En mucho del Oriente Medio se ha observado con curiosidad y alguna ceja arqueada, la celeridad de acción y condena que la invasión rusa ha causado en Occidente, así como la cálida recepción que han recibido los refugiados. Pero Incluso en Al Jazeera, si bien en su versión inglesa, el presentador Peter Dobbie se sentía conmovido por «el modo en que se visten, son gente próspera, y odio decirlo, de clase media. [..] Parecen como cualquier otra familia europea que pudiese ser vecina tuya». Sea por rasgos genéticos, socioeconómicos o culturales todos los periodistas occidentales repiten una y otra vez el shock al sentirse identificados con los protagonistas: una empatía potenciada por la semejanza, en contrapunto con la otredad.

Claro está que los occidentales con antepasados del Oriente Medio se han sentido particularmente desalentados ya que esos rostros donde se ven reflejados y con los que se sienten identificados son repudiados con cada una de esas afirmaciones racistas. Además, atenta a sus derechos al negarles su occidentalidad: su europeidad, y trae un eco de aquel «somos todos iguales, solo que unos más iguales que otros» orwellianos.

Desde hace siglos, en la cimentación de una economía globalizada colonizadora se ha ido forjando esta idea: las diferencias intrínsecas relacionadas a ciertas culturas y tonos de piel, que establecen un orden natural cuasi-divino en la estructura social, las expectativas de trabajo y los umbrales del sufrimiento humano que a cada uno le cabe esperar en vida.

El escritor estadounidense Moustafa Bayoumi, acierta de pleno cuando califica este comportamiento de tribalismo. Es una empatía sí, pero no generalizada por el género humano sino selectiva por aquellos semejantes. El doctor Fritz Breithaupt avisa del lado oscuro de la empatía: en el pasado se ha cuestionado si lo que nos ha faltado para evitar guerras y conflictos no ha sido voluntad política, sino empatía.
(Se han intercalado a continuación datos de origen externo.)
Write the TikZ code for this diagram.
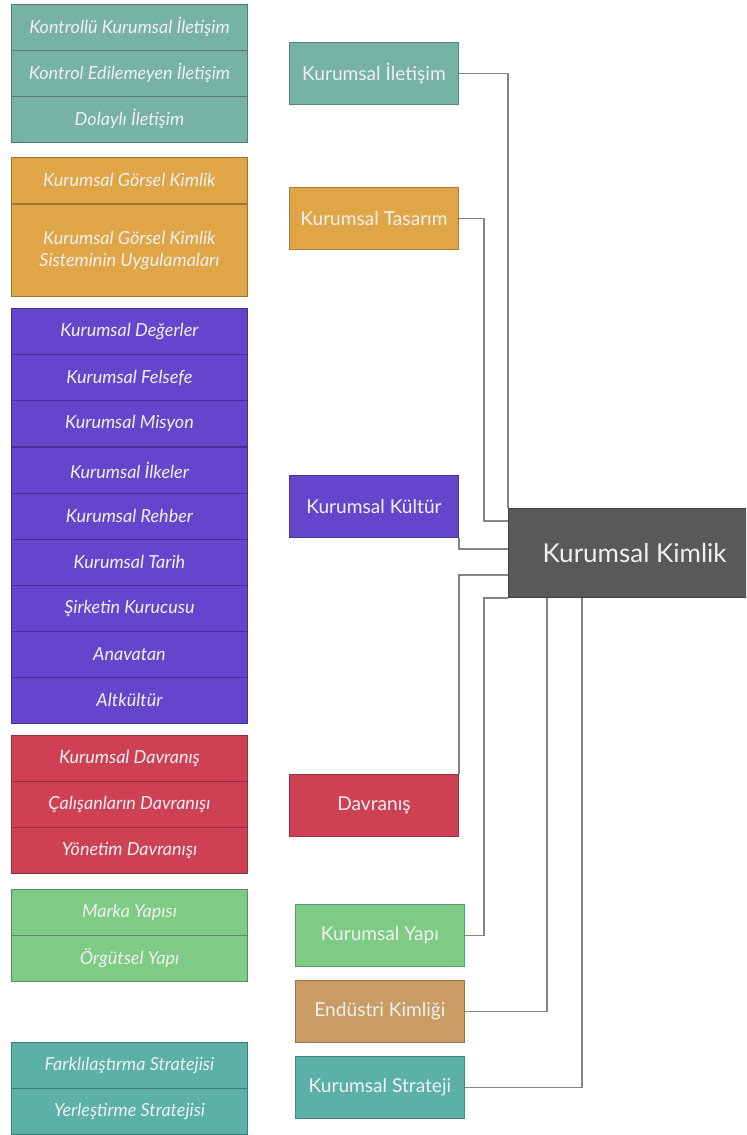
\documentclass[tikz,border=0pt]{standalone}
\usepackage{fontspec}
\setmainfont{Lato}
\usetikzlibrary{calc}

\definecolor{iletisim}{HTML}{77B3A5}
\definecolor{tasarim}{HTML}{E0A547}
\definecolor{kultur}{HTML}{6346CC}
\definecolor{davranis}{HTML}{CE4155}
\definecolor{yapi}{HTML}{7ECB86}
\definecolor{endustri}{HTML}{C89C62}
\definecolor{strateji}{HTML}{5BB1A8}
\definecolor{kimlik}{HTML}{595959}
\definecolor{linkgray}{HTML}{848484}

\tikzset{
  item/.style={draw=#1!70!black, fill=#1, text=white!94!black, line width=0.6pt,
    font=\fontsize{12.8}{15.5}\selectfont\itshape, align=center, inner sep=0pt,
    minimum width=5.9cm, minimum height=1.15cm, anchor=north west},
  topic/.style={draw=#1!75!black, fill=#1, text=white!94!black, line width=0.6pt,
    font=\fontsize{13.6}{16}\selectfont, inner sep=0pt,
    minimum width=4.225cm, minimum height=1.55cm, anchor=north west},
  link/.style={draw=linkgray, line width=1pt}
}

\begin{document}
\begin{tikzpicture}[x=0.025cm,y=-0.025cm]
  \clip (0,0) rectangle (746,1135);

  % left lists
  \node[item=iletisim] (ilet1) at (11,4) {Kontrollü Kurumsal İletişim};
  \node[item=iletisim] (ilet2) at (11,50) {Kontrol Edilemeyen İletişim};
  \node[item=iletisim] (ilet3) at (11,96) {Dolaylı İletişim};

  \node[item=tasarim] (tas1) at (11,157) {Kurumsal Görsel Kimlik};
  \node[item=tasarim, minimum height=2.3cm] (tas2) at (11,204) {Kurumsal Görsel Kimlik\\Sisteminin Uygulamaları};

  \foreach \t [count=\i] in {Kurumsal Değerler, Kurumsal Felsefe, Kurumsal Misyon,
      Kurumsal İlkeler, Kurumsal Rehber, Kurumsal Tarih, Şirketin Kurucusu,
      Anavatan, Altkültür}
    \node[item=kultur] (kul\i) at (11,{262.1+46.1*\i}) {\t};

  \node[item=davranis] (dav1) at (11,735) {Kurumsal Davranış};
  \node[item=davranis] (dav2) at (11,781) {Çalışanların Davranışı};
  \node[item=davranis] (dav3) at (11,827) {Yönetim Davranışı};

  \node[item=yapi] (yap1) at (11,889) {Marka Yapısı};
  \node[item=yapi] (yap2) at (11,935) {Örgütsel Yapı};

  \node[item=strateji] (str1) at (11,1042) {Farklılaştırma Stratejisi};
  \node[item=strateji] (str2) at (11,1088) {Yerleştirme Stratejisi};

  % middle topics
  \node[topic=iletisim] (ilet) at (289,42) {Kurumsal İletişim};
  \node[topic=tasarim] (tasar) at (289,187) {Kurumsal Tasarım};
  \node[topic=kultur] (kult) at (289,475) {Kurumsal Kültür};
  \node[topic=davranis] (davr) at (289,774) {Davranış};
  \node[topic=yapi] (yapi) at (295,904) {Kurumsal Yapı};
  \node[topic=endustri] (endu) at (295,980) {Endüstri Kimliği};
  \node[topic=strateji] (strat) at (295,1056) {Kurumsal Strateji};

  % main
  \node[draw=black!75, fill=kimlik, text=white!94!black, line width=0.8pt,
    font=\fontsize{18.5}{22}\selectfont, inner sep=0pt, minimum width=6.3cm,
    minimum height=2.225cm, anchor=north west] (main) at (508,508) {Kurumsal Kimlik};

  % links
  \draw[link] (ilet.east) -| (main.north west);
  \draw[link] (tasar.east) -- ++(25,0) |- ($(main.north west)+(0,13)$);
  \draw[link] (kult.south east) |- ($(main.north west)+(0,41)$);
  \draw[link] (davr.north east) |- ($(main.north west)+(0,67)$);
  \draw[link] (yapi.east) -- ++(19,0) |- (main.south west);
  \draw[link] (endu.east) -| ($(main.south west)+(39,0)$);
  \draw[link] (strat.east) -| ($(main.south west)+(74,0)$);
\end{tikzpicture}
\end{document}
El argumento sigue que con más empatía por el prójimo no cabrían actos de agresión. Pero la empatía nos hace, también, tomar partido en una trifulca, nos hace ver un lado y desoír la versión contraria, nos lleva a caer en el sesgo de confirmación y la mentalidad de masas. Estos patrones cognitivos nos predisponen a atrocidades y violencia sin freno. Actos de violencia de un grupo hacia otro vienen precedidos de un incremento exagerado de la empatía hacia el propio grupo y el aumento de la percepción de la otredad del otro. No es derivado de una ausencia de empatía si no de una exageración de una empatía restrictiva.

Entiendo que queremos huir de la violencia y en su vez queremos promover los valores que reconozcan y empaticen con la humanidad que existe en todos y cada uno de los ciudadanos del mundo. Como el señor Bayoumi borda en su artículo para The Guardian: «Si nuestra empatía es activada solo para recibir gente que se semeja a nosotros o reza como nosotros, entonces estamos predestinados a repetir el mismo nacionalismo de miras estrechas e ignorante que la guerra promueve».

Si ayudamos a otros debemos hacerlo en base a su humanidad, y no por semejanza de sus pieles, sus ojos, sus coches, sus ropas, su religión… mientras hagamos eso nos embadurnamos en el tribalismo y negamos la universalidad de esa visión de civilización que decimos defender.